Given instruction: Pictures stay out of this copy, which runs from the first line of the material through the line containing "1.4, 1.6, 2.2];".

Data provided:
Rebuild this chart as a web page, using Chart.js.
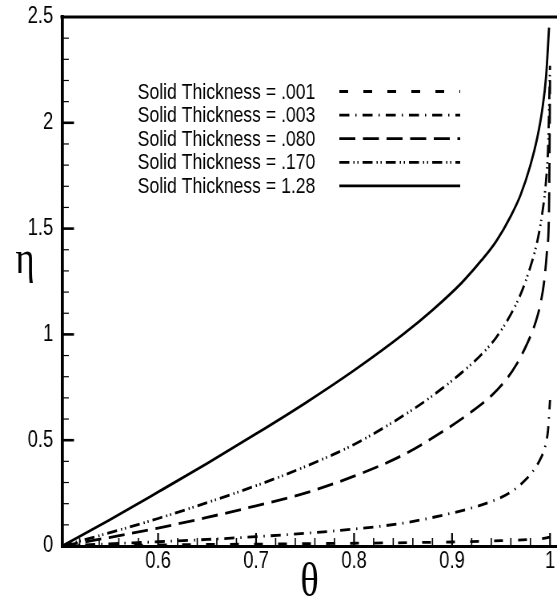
<!DOCTYPE html>
<html>
<head>
<meta charset="utf-8">
<script src="https://cdn.jsdelivr.net/npm/chart.js@4/dist/chart.umd.min.js"></script>
<style>
  html, body { margin: 0; padding: 0; background: #fff; }
</style>
</head>
<body>
<!-- the figure is drawn wide and squeezed to 557px, like the original picture -->
<canvas id="chart" width="696" height="604" style="width:557px;height:604px;display:block"></canvas>
<script>
// Horizontal squeeze of the picture (css width / canvas width)
const squeeze = 557 / 696;

// Axis ticks
const thetaTicks = [0.6, 0.7, 0.8, 0.9, 1];
const etaTicks = [0, 0.5, 1, 1.5, 2, 2.5];

// Series names
const seriesLabels = [
  "Solid Thickness = .001",
  "Solid Thickness = .003",
  "Solid Thickness = .080",
  "Solid Thickness = .170",
  "Solid Thickness = 1.28"
];

// Series values (theta, eta)
const theta001 = [0.502, 0.6, 0.7, 0.8, 0.9, 0.95, 0.98, 0.995, 1.0];
const eta001 = [0, 0.005, 0.009, 0.013, 0.019, 0.025, 0.031, 0.037, 0.042];

const theta003 = [0.502, 0.55, 0.6, 0.65, 0.7, 0.75, 0.8, 0.85, 0.89, 0.92, 0.94, 0.96, 0.972, 0.982, 0.99, 0.995, 0.998, 1.0];
const eta003 = [0, 0.01, 0.02, 0.031, 0.044, 0.06, 0.08, 0.108, 0.145, 0.18, 0.21, 0.255, 0.30, 0.35, 0.41, 0.47, 0.55, 0.69];

const theta080 = [0.502, 0.55, 0.6, 0.65, 0.7, 0.75, 0.8, 0.85, 0.89, 0.92, 0.94, 0.955, 0.966, 0.976, 0.984, 0.99, 0.994, 0.997, 0.999, 1.0];
const eta080 = [0, 0.04, 0.085, 0.135, 0.19, 0.25, 0.33, 0.43, 0.54, 0.635, 0.71, 0.785, 0.86, 0.95, 1.04, 1.14, 1.25, 1.4, 1.6, 2.2];

const theta170 = [0.502, 0.55, 0.6, 0.65, 0.7, 0.75, 0.8, 0.85, 0.88, 0.91, 0.93, 0.945, 0.96, 0.97, 0.98, 0.987, 0.992, 0.996, 0.998, 1.0];
const eta170 = [0, 0.062, 0.13, 0.205, 0.285, 0.375, 0.48, 0.615, 0.71, 0.82, 0.905, 0.985, 1.095, 1.19, 1.32, 1.44, 1.57, 1.73, 1.88, 2.27];

const theta128 = [0.502, 0.55, 0.6, 0.65, 0.7, 0.75, 0.8, 0.85, 0.88, 0.91, 0.93, 0.945, 0.96, 0.97, 0.98, 0.987, 0.992, 0.996, 0.999];
const eta128 = [0, 0.122, 0.255, 0.39, 0.53, 0.675, 0.83, 1.0, 1.115, 1.245, 1.35, 1.44, 1.56, 1.66, 1.8, 1.93, 2.06, 2.22, 2.45];

// Build points
function toPoints(xs, ys) {
  return xs.map((x, i) => ({ x: x, y: ys[i] }));
}

// Line styles
const dashes = [
  [11, 19],
  [12.5, 7.5, 1.5, 7.5],
  [20, 9.5],
  [12.5, 5, 1.5, 3.5, 1.5, 5],
  []
];
const seriesData = [
  toPoints(theta001, eta001),
  toPoints(theta003, eta003),
  toPoints(theta080, eta080),
  toPoints(theta170, eta170),
  toPoints(theta128, eta128)
];

const datasets = seriesLabels.map((label, i) => ({
  label: label,
  data: seriesData[i],
  borderColor: "#000",
  backgroundColor: "#000",
  borderWidth: 2.8,
  borderDash: dashes[i],
  pointRadius: 0,
  cubicInterpolationMode: "monotone",
  fill: false
}));

// Legend drawn inside the plot
const insideLegend = {
  id: "insideLegend",
  afterDraw(chart) {
    const ctx = chart.ctx;
    ctx.save();
    ctx.font = '22px "Liberation Sans", Arial, sans-serif';
    ctx.fillStyle = "#000";
    ctx.strokeStyle = "#000";
    ctx.textAlign = "right";
    ctx.textBaseline = "middle";
    chart.data.datasets.forEach((ds, i) => {
      const y = 92.5 + i * 23.6;
      ctx.fillText(ds.label, 394, y);
      ctx.beginPath();
      ctx.setLineDash(ds.borderDash);
      ctx.lineWidth = ds.borderWidth;
      ctx.moveTo(424, y - 1);
      ctx.lineTo(575, y - 1);
      ctx.stroke();
    });
    ctx.restore();
  }
};

// Inward ticks, top frame line and upright eta label
const frameTicks = {
  id: "frameTicks",
  afterDraw(chart) {
    const { ctx, chartArea, scales } = chart;
    const x = scales.x;
    const y = scales.y;
    ctx.save();
    ctx.strokeStyle = "#000";
    ctx.setLineDash([]);

    // top line
    ctx.lineWidth = 3;
    ctx.beginPath();
    ctx.moveTo(chartArea.left - 2, chartArea.top);
    ctx.lineTo(chartArea.right, chartArea.top);
    ctx.stroke();

    // x ticks every 0.02
    for (let i = 1; i <= 25; i++) {
      const px = x.getPixelForValue(0.5 + i * 0.02);
      const major = i % 5 === 0;
      ctx.lineWidth = major ? 2.2 : 1.6;
      ctx.beginPath();
      ctx.moveTo(px, chartArea.bottom);
      ctx.lineTo(px, chartArea.bottom - (major ? 13 : 8));
      ctx.stroke();
    }

    // y ticks every 0.1
    for (let i = 1; i <= 24; i++) {
      const py = y.getPixelForValue(i * 0.1);
      const major = i % 5 === 0;
      ctx.lineWidth = major ? 2.6 : 1.2;
      ctx.beginPath();
      ctx.moveTo(chartArea.left, py);
      ctx.lineTo(chartArea.left + (major ? 15 : 8.5), py);
      ctx.stroke();
    }

    // eta axis title
    ctx.font = '46px "Liberation Serif", "Times New Roman", serif';
    ctx.fillStyle = "#000";
    ctx.textAlign = "center";
    ctx.textBaseline = "alphabetic";
    ctx.fillText("η", 25 / squeeze, 273);
    ctx.restore();
  }
};

const ctx = document.getElementById("chart").getContext("2d");

const etaChart = new Chart(ctx, {
  type: "line",
  data: { datasets: datasets },
  options: {
    responsive: false,
    animation: false,
    devicePixelRatio: 1,
    layout: { padding: { left: 0, right: 0, top: 17, bottom: 0 } },
    plugins: {
      legend: { display: false },
      tooltip: { enabled: false }
    },
    scales: {
      x: {
        type: "linear",
        min: 0.502,
        max: 1.0071,
        afterFit: (scale) => {
          scale.height = 58;
          scale.paddingLeft = 0;
          scale.paddingRight = 0;
        },
        afterBuildTicks: (scale) => {
          scale.ticks = thetaTicks.map((v) => ({ value: v }));
        },
        grid: { display: false, drawTicks: false },
        border: { display: true, color: "#000", width: 3 },
        ticks: {
          color: "#000",
          padding: 2,
          maxRotation: 0,
          autoSkip: false,
          font: { family: '"Liberation Sans", Arial, sans-serif', size: 23 },
          callback: (v) => String(v)
        },
        title: {
          display: true,
          text: "θ",
          color: "#000",
          font: { family: '"Liberation Serif", "Times New Roman", serif', size: 48, lineHeight: 1 },
          padding: { top: 0, bottom: -3 }
        }
      },
      y: {
        type: "linear",
        min: 0,
        max: 2.5,
        afterFit: (scale) => {
          scale.width = 62 / squeeze;
          scale.paddingTop = 0;
          scale.paddingBottom = 0;
        },
        afterBuildTicks: (scale) => {
          scale.ticks = etaTicks.map((v) => ({ value: v }));
        },
        grid: { display: false, drawTicks: false },
        border: { display: true, color: "#000", width: 3.75 },
        ticks: {
          color: "#000",
          padding: 11,
          font: { family: '"Liberation Sans", Arial, sans-serif', size: 23 },
          callback: (v) => String(v)
        }
      }
    }
  },
  plugins: [insideLegend, frameTicks]
});
</script>
</body>
</html>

Task result:
Rebuild this chart as a web page, using Chart.js.
<!DOCTYPE html>
<html>
<head>
<meta charset="utf-8">
<script src="https://cdn.jsdelivr.net/npm/chart.js@4/dist/chart.umd.min.js"></script>
<style>
  html, body { margin: 0; padding: 0; background: #fff; }
</style>
</head>
<body>
<!-- the figure is drawn wide and squeezed to 557px, like the original picture -->
<canvas id="chart" width="696" height="604" style="width:557px;height:604px;display:block"></canvas>
<script>
// Horizontal squeeze of the picture (css width / canvas width)
const squeeze = 557 / 696;

// Axis ticks
const thetaTicks = [0.6, 0.7, 0.8, 0.9, 1];
const etaTicks = [0, 0.5, 1, 1.5, 2, 2.5];

// Series names
const seriesLabels = [
  "Solid Thickness = .001",
  "Solid Thickness = .003",
  "Solid Thickness = .080",
  "Solid Thickness = .170",
  "Solid Thickness = 1.28"
];

// Series values (theta, eta)
const theta001 = [0.502, 0.6, 0.7, 0.8, 0.9, 0.95, 0.98, 0.995, 1.0];
const eta001 = [0, 0.005, 0.009, 0.013, 0.019, 0.025, 0.031, 0.037, 0.042];

const theta003 = [0.502, 0.55, 0.6, 0.65, 0.7, 0.75, 0.8, 0.85, 0.89, 0.92, 0.94, 0.96, 0.972, 0.982, 0.99, 0.995, 0.998, 1.0];
const eta003 = [0, 0.01, 0.02, 0.031, 0.044, 0.06, 0.08, 0.108, 0.145, 0.18, 0.21, 0.255, 0.30, 0.35, 0.41, 0.47, 0.55, 0.69];

const theta080 = [0.502, 0.55, 0.6, 0.65, 0.7, 0.75, 0.8, 0.85, 0.89, 0.92, 0.94, 0.955, 0.966, 0.976, 0.984, 0.99, 0.994, 0.997, 0.999, 1.0];
const eta080 = [0, 0.04, 0.085, 0.135, 0.19, 0.25, 0.33, 0.43, 0.54, 0.635, 0.71, 0.785, 0.86, 0.95, 1.04, 1.14, 1.25, 1.4, 1.6, 2.2];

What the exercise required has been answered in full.